To our sorry groundling minds the old pleasaunce may seem too rich and fantastic, too spectacular, too much idealised. And if to be English one must needs be bourgeois, the objection must stand. Here is developed garden-craft, and development almost invariably means multiplicity of forms and a marked departure from primæval simplicity. Grant, if you will, that Art is carried too far, and Nature not carried far enough in the old garden, yet did it deserve better treatment. Judged both from its human and its artistic side, the place is as loveable as it is pathetic. It has the pathos of all art that survives its creators, the pathos of all abandoned human idols, of all high human endeavour that is blown upon. What is more, it holds, as it were, the spent passion of men of Utopian dreams, the ideal (in one kind) of the spoiled children of culture, the knight-errantry of the Renascence—whose imagination soared after illimitable satisfaction, who were avowedly bent upon transforming the brazen of this world into the golden, to whom desire was but the first step to attainment, and failure an unknown experience.

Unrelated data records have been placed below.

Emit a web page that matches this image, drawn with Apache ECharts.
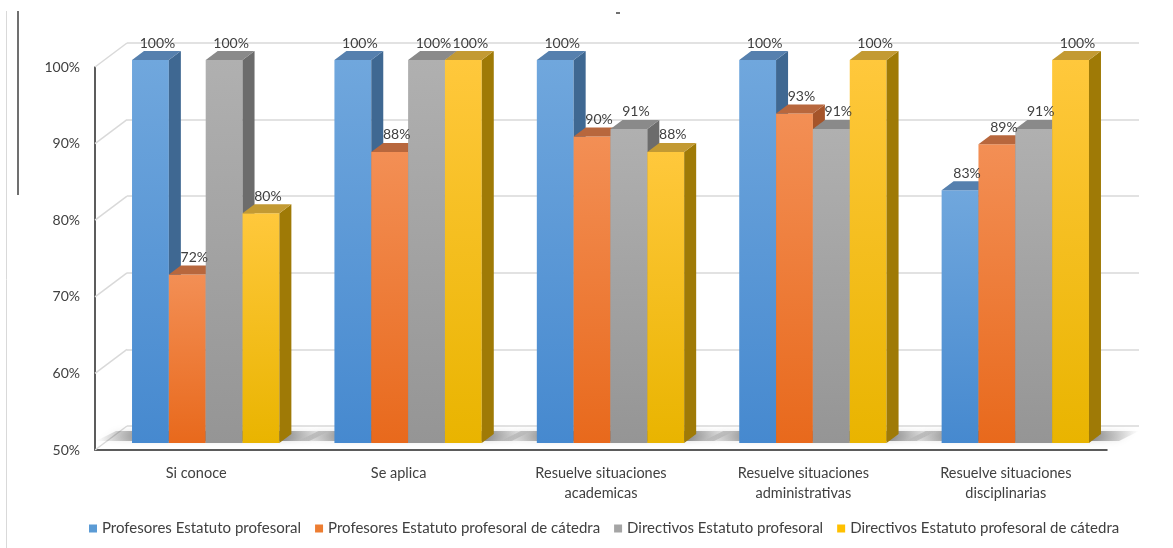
<!DOCTYPE html>
<html style="height: 100%">
<head>
    <meta charset="utf-8">
    <script src="https://cdn.jsdelivr.net/npm/echarts@6/dist/echarts.min.js"></script>
</head>
<body style="height: 100%; margin: 0; background: #fff">
<div id="main" style="width: 1173px; height: 548px"></div>
<script type="text/javascript">
var categories = ['Si conoce', 'Se aplica', 'Resuelve situaciones\nacademicas',
    'Resuelve situaciones\nadministrativas', 'Resuelve situaciones\ndisciplinarias'];
var seriesNames = ['Profesores Estatuto profesoral', 'Profesores Estatuto profesoral de cátedra',
    'Directivos Estatuto profesoral', 'Directivos Estatuto profesoral de cátedra'];
var profEstatuto = [100, 100, 100, 100, 83];
var profCatedra = [72, 88, 90, 93, 89];
var dirEstatuto = [100, 100, 91, 91, 91];
var dirCatedra = [80, 100, 88, 100, 100];
var yTicks = [50, 60, 70, 80, 90, 100];

var allValues = [profEstatuto, profCatedra, dirEstatuto, dirCatedra];

// colores estilo Office (frente arriba, frente abajo, lado, tapa)
var legendColors = ['#5b9bd5', '#ed7d31', '#a5a5a5', '#ffc000'];
var faces = [
    {top: '#70a7dd', bottom: '#4689cf', side: '#3f6892', cap: '#5680ae'},
    {top: '#f38f55', bottom: '#e8691c', side: '#a5542a', cap: '#b8673d'},
    {top: '#b0b0b0', bottom: '#959595', side: '#6c6c6c', cap: '#8a8a8a'},
    {top: '#ffc83c', bottom: '#e9b400', side: '#9f7a06', cap: '#c39a33'}
];
var DX = 12, DY = -9;     // profundidad de cada barra
var WX = 32, WY = -24;    // profundidad del piso / pared
var FONT = 'Lato';

var dom = document.getElementById('main');
var myChart = echarts.init(dom);

function barRender(s) {
    return function (params, api) {
        var idx = api.value(0), v = api.value(1);
        var top = api.coord([idx, v]);
        var bot = api.coord([idx, 50]);
        var band = api.size([1, 0])[0];
        var bw = band * 0.728 / 4;
        var x0 = top[0] - 2 * bw + s * bw;
        var f = faces[s];
        return {
            type: 'group',
            children: [{
                type: 'rect',
                z2: s * 4,
                shape: {x: x0, y: top[1], width: bw, height: bot[1] - top[1]},
                style: {fill: new echarts.graphic.LinearGradient(0, 0, 0, 1, [
                    {offset: 0, color: f.top}, {offset: 1, color: f.bottom}])}
            }, {
                type: 'polygon',
                z2: s * 4 + 1,
                shape: {points: [[x0 + bw, top[1]], [x0 + bw + DX, top[1] + DY],
                    [x0 + bw + DX, bot[1] + DY], [x0 + bw, bot[1]]]},
                style: {fill: f.side}
            }, {
                type: 'polygon',
                z2: s * 4 + 2,
                shape: {points: [[x0, top[1]], [x0 + DX, top[1] + DY],
                    [x0 + bw + DX, top[1] + DY], [x0 + bw, top[1]]]},
                style: {fill: f.cap}
            }, {
                type: 'text',
                z2: 100,
                style: {
                    text: v + '%', x: x0 + bw / 2 + 7, y: top[1] + DY - 8,
                    align: 'center', verticalAlign: 'middle',
                    fill: '#404040', font: '14px ' + FONT
                }
            }]
        };
    };
}

var series = [];
// lineas diagonales de la pared izquierda y piso
series.push({
    type: 'custom', xAxisIndex: 2, yAxisIndex: 2, silent: true, z: 1,
    data: yTicks.map(function (t) { return [0, t]; }),
    renderItem: function (params, api) {
        var cs = params.coordSys;
        var y = api.coord([0, api.value(1)])[1];
        return {
            type: 'line',
            shape: {x1: cs.x, y1: y, x2: cs.x + WX, y2: y + WY},
            style: {stroke: '#d9d9d9', lineWidth: 1.5}
        };
    }
});
// sombras del piso
series.push({
    type: 'custom', xAxisIndex: 0, yAxisIndex: 0, silent: true, z: 1,
    data: categories.map(function (c, i) { return [i, 50]; }),
    renderItem: function (params, api) {
        var p = api.coord([api.value(0), 50]);
        var band = api.size([1, 0])[0];
        var gl = p[0] - band * 0.364, gr = p[0] + band * 0.364;
        return {
            type: 'polygon',
            shape: {points: [[gl - 36, p[1] - 2], [gr + 30, p[1] - 2], [gr + 50, p[1] - 12], [gl - 16, p[1] - 12]]},
            style: {
                fill: new echarts.graphic.LinearGradient(0, 0, 1, 0, [
                    {offset: 0, color: 'rgba(90,90,90,0)'},
                    {offset: 0.2, color: 'rgba(70,70,70,0.55)'},
                    {offset: 0.8, color: 'rgba(70,70,70,0.55)'},
                    {offset: 1, color: 'rgba(90,90,90,0)'}]),
                shadowBlur: 6, shadowColor: 'rgba(0,0,0,0.25)'
            }
        };
    }
});
allValues.forEach(function (vals, s) {
    series.push({
        name: seriesNames[s],
        type: 'custom',
        xAxisIndex: 0, yAxisIndex: 0,
        z: 3,
        color: legendColors[s],
        renderItem: barRender(s),
        data: vals.map(function (v, i) { return [i, v]; })
    });
});

var option = {
    animation: false,
    textStyle: {fontFamily: FONT},
    legend: {
        bottom: 7,
        left: 84,
        icon: 'rect',
        itemWidth: 8,
        itemHeight: 8,
        itemGap: 14,
        textStyle: {fontSize: 15, color: '#404040', fontFamily: FONT},
        data: seriesNames
    },
    grid: [
        {left: 104.5, right: 56.5, top: 60, bottom: 105},   // plano de barras
        {left: 127, right: 34, top: 43, bottom: 122},       // pared del fondo
        {left: 95, right: 66, top: 67, bottom: 98}          // plano frontal
    ],
    xAxis: [
        {gridIndex: 0, type: 'category', data: categories, show: false},
        {gridIndex: 1, type: 'value', show: false},
        {gridIndex: 2, type: 'category', data: categories,
            axisLine: {lineStyle: {color: '#262626', width: 1.5}},
            axisTick: {show: false},
            axisLabel: {color: '#404040', fontSize: 14.5, margin: 13, lineHeight: 20, fontFamily: FONT}}
    ],
    yAxis: [
        {gridIndex: 0, type: 'value', min: 50, max: 100, interval: 10, show: false},
        {gridIndex: 1, type: 'value', min: 50, max: 100, interval: 10,
            axisLabel: {show: false}, axisLine: {show: false}, axisTick: {show: false},
            splitLine: {lineStyle: {color: '#d9d9d9', width: 1.5}}},
        {gridIndex: 2, type: 'value', min: 50, max: 100, interval: 10,
            splitLine: {show: false},
            axisLine: {show: true, lineStyle: {color: '#262626', width: 1.5}},
            axisTick: {show: false},
            axisLabel: {formatter: '{value}%', color: '#404040', fontSize: 14, margin: 15, fontFamily: FONT}}
    ],
    graphic: [
        {type: 'line', shape: {x1: 6.5, y1: 11, x2: 6.5, y2: 548}, style: {stroke: '#d9d9d9', lineWidth: 1}},
        {type: 'line', shape: {x1: 18, y1: 11, x2: 18, y2: 195}, style: {stroke: '#404040', lineWidth: 1.5}},
        {type: 'line', shape: {x1: 616, y1: 13, x2: 620, y2: 13}, style: {stroke: '#404040', lineWidth: 1.5}}
    ],
    series: series
};

myChart.setOption(option);
</script>
</body>
</html>
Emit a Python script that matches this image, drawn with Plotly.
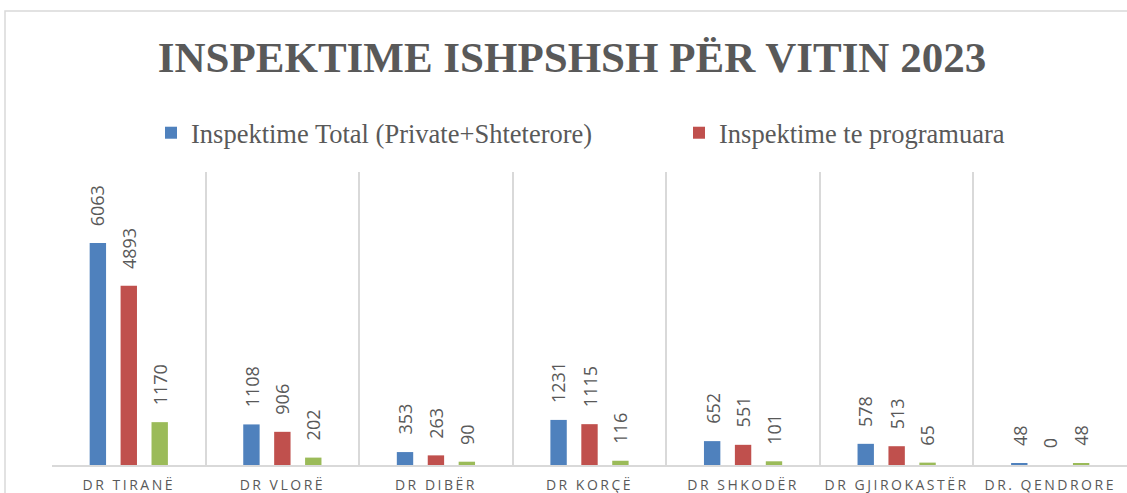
import plotly.graph_objects as go

categories = ["DR TIRANË", "DR VLORË", "DR DIBËR", "DR KORÇË", "DR SHKODËR", "DR GJIROKASTËR", "DR. QENDRORE"]
total = [6063, 1108, 353, 1231, 652, 578, 48]
programmed = [4893, 906, 263, 1115, 551, 513, 0]
unprogrammed = [1170, 202, 90, 116, 101, 65, 48]

series = [
    ("Inspektime Total (Private+Shteterore)", total, "#4F81BD", True),
    ("Inspektime te programuara", programmed, "#C0504D", True),
    ("Inspektime te paprogramuara", unprogrammed, "#9BBB59", False),
]

W, H = 1127, 493
L, R, T, B = 52, 0, 172, 28
pw, ph = W - L - R, H - T - B
BARGAP, GROUPGAP = 0.396, 0.47
slot_px = pw / len(categories) * (1 - BARGAP) / len(series)

fig = go.Figure()
annotations = []
for i, (name, vals, color, show) in enumerate(series):
    fig.add_trace(go.Bar(
        x=categories, y=vals, name=name, marker_color=color,
        marker_line_width=0, showlegend=show,
    ))
    shift = (i - (len(series) - 1) / 2) * slot_px
    for c, v in zip(categories, vals):
        annotations.append(dict(
            x=c, y=v, xref="x", yref="y", text=str(v), showarrow=False,
            textangle=-90, xanchor="center", yanchor="bottom",
            xshift=shift, yshift=15,
            font=dict(family="Open Sans, Liberation Sans, sans-serif", size=18, color="#595959"),
        ))

tick_text = ['<span style="letter-spacing:2.5px">%s</span>' % c for c in categories]

fig.update_layout(
    width=W, height=H,
    margin=dict(l=L, r=R, t=T, b=B),
    paper_bgcolor="white", plot_bgcolor="white",
    barmode="group", bargap=BARGAP, bargroupgap=GROUPGAP,
    title=dict(
        text="<b>INSPEKTIME ISHPSHSH PËR VITIN 2023</b>",
        font=dict(family="Liberation Serif, Times New Roman, serif", size=43, color="#595959"),
        x=572 / W, xref="container", xanchor="center",
        y=1 - 57 / H, yref="container", yanchor="middle",
    ),
    legend=dict(
        orientation="h", xref="container", yref="container",
        x=151 / W, xanchor="left", y=1 - 133 / H, yanchor="middle",
        font=dict(family="Liberation Serif, Times New Roman, serif", size=26.5, color="#595959"),
        entrywidth=483, entrywidthmode="pixels",
        bgcolor="rgba(0,0,0,0)",
    ),
    xaxis=dict(
        type="category", showline=True, linecolor="#d9d9d9", linewidth=1.5,
        showgrid=True, gridcolor="#d9d9d9", gridwidth=1.5, tickson="boundaries",
        ticks="", ticklabelstandoff=6,
        tickmode="array", tickvals=categories, ticktext=tick_text,
        tickfont=dict(family="Open Sans, Liberation Sans, sans-serif", size=14, color="#595959"),
    ),
    yaxis=dict(range=[0, 8000], showticklabels=False, showgrid=False, zeroline=False, showline=False),
    annotations=annotations,
    shapes=[dict(
        type="rect", xref="paper", yref="paper",
        x0=(5 - L) / pw, x1=(W + 20 - L) / pw,
        y0=(T + ph - (H + 20)) / ph, y1=(T + ph - 11) / ph,
        line=dict(color="#d9d9d9", width=1.5), fillcolor="rgba(0,0,0,0)", layer="below",
    )],
)

fig.write_html("out.html", config={"displayModeBar": False},
               post_script="document.body.style.margin='0';")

But even yet some may demur that the interest of the antique garden, as we see it, is due to Nature direct, and not to art-agencies. It is Nature who gives it its artistic qualities of gradation, contrast, play of form and colour, the flicker of sunshine through the foliage, the shadows on the grass—not the master who begot the thing, for has he not been dead, and his vacant orbits choked with clay these two hundred years and more! To him, of course, may be ascribed the primal thought of the place, and, say, some fifty years of active participation in its ordering and culture, but for the rest—for its poetic excitement, for its yearly accesses of beauty—are they not to be credited in full to the lenience of Time and the generous operations of Nature?
Grant all that should rightly be granted to the disaffected grumbler, and yet, in Mr Lowell's words for another, yet a parallel case, I plead that "Poets are always entitled to a royalty on whatever we find in their works; for these fine creations as truly build themselves up in the brain as they are built up with deliberate thought." If a garden owed none of its characteristics to its maker, if it had not expressed the mind of its designer, why the essential differences of the garden of this style and of that! Properly speaking, the music of all gardens is framed out of the same simple gamut of Nature's notes—it is but one music poured from myriad lips—yet out of the use of the same raw elements what a variety of tunes can be made, each tune complete in itself! And it is because we may identify the maker in his work; because, like the unfinished air, abruptly brought to a close at the master's death, the place is much as it was first schemed, one is jealous for the honour of the man whose eye prophesied its ultimate magic even as he initiated its plan, and drafted its lines.
Many an English house has been hopelessly vulgarised and beggared by the banishment of the old pleasaunces of the days of Elizabeth, or of the Jameses and Charleses, and their wholesale demolition there and then struck a blow at English gardening from which it has not yet recovered. It may be admitted that, in the case of an individual garden here and there, the violation of these relics may be condoned on the heathen principle of tit for tat, because Art had, in the first instance, so to speak, turned her back on some fair landscape that Providence had provided upon the site, preferring to focus man's eye within rather than without the garden's bounds, therefore the vengeance is merited. Yet, where change was desirable, it had been better to modify than to destroy.